The Martin Luther King Jr. National Historic Site runs alongside Sweet Auburn, honoring the neighborhood’s most famous resident. King grew up here and preached with his father at Ebenezer Baptist Church, which you can still visit. The clock inside the sanctuary is still set to the time of his funeral. Neighboring Wheat Street Baptist Church was actually used for the filming of Selma about King’s life. His birthplace and the Martin Luther King, Jr. Center for Nonviolent Social Change are also included in the historic site complex.

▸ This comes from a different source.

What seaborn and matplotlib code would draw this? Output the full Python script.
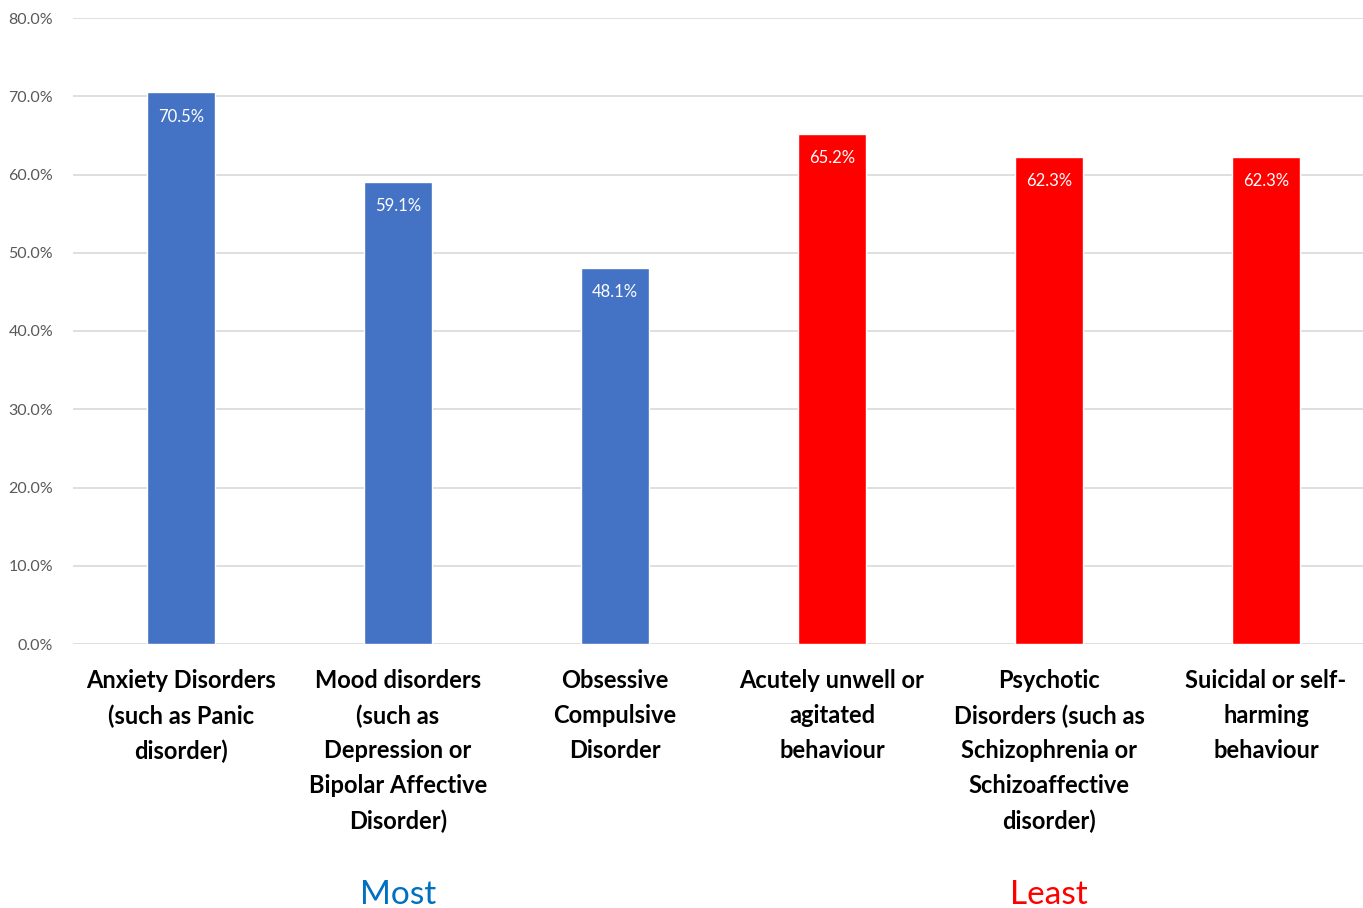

On our way back to Castleberry Hill, we passed Oakland Cemetery, where the city’s most notable residents are buried, including Margaret Mitchell, Bobby Jones, and Maynard Jackson. We also passed the gold dome of the Georgia Capitol, where Coretta Scott King was given a state funeral. She was the first African-American to lie in state in the capitol.
If You Go
Atlanta Movie Tours’ Heritage Tour is a great introduction to the city for visitors or a way to get to know neighborhoods you didn’t know about for locals. Most of the tour takes place on the tour bus, but you do get off a few times for sightseeing and breaks. Bring some cash to tip your guides and purchase snacks like a juice from Arden’s Garden.
The tour lasts three hours. Parking is available in the deck next to AMT’s offices or on the street. Tickets cost $55 per person.
Thanks to Atlanta Movie Tours for hosting me on their Heritage Tour.